The current timing of the first US rate hike is one the most topical subjects in the currency markets at present. After a number of delays the markets now have the biggest expectation yet of a small base rate increase to be implemented in December. The US labour market has improved significantly in the last couple of months and underlying inflationary pressures warrant a rate hike sooner than later. This is quite different to the UK where inflation levels are likely to remain low throughout 2016, likely putting a UK rate hike off until 2017. The minutes were announced last night and Janet Yellen informed the markets that conditions ‘may well be met’ by December to allow for the first rate increase since the recession. Fed officials see the job market continuing to improve with inflation also starting to move towards the 2% target.
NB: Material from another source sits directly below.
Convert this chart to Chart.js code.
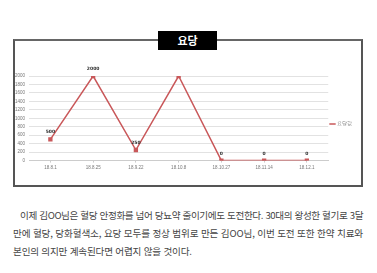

With the dollar already in a strong position, and with this news being of no change to previous expectations, dollar exchange rates remained relatively unchanged following the announcement.

In the early hours of this morning there was also an interest rate decision from Japan where rates were held at 0.1% and so the markets were relatively unaffected by this.

The main focus for the day ahead is the latest Retail Sales figures for the UK at 9:30am, which on the face of it could cause some concern for sterling exchange rates. After last September’s excellent figures, October is forecast to have dropped sharply from 1.9% growth to a -0.5% contraction, which if confirmed could very well weaken the pound. At 12:30pm we also have the ECB monetary policy meeting for accounts where we may get further insight into Euro-zone developments and the likelihood of further monetary easing in December.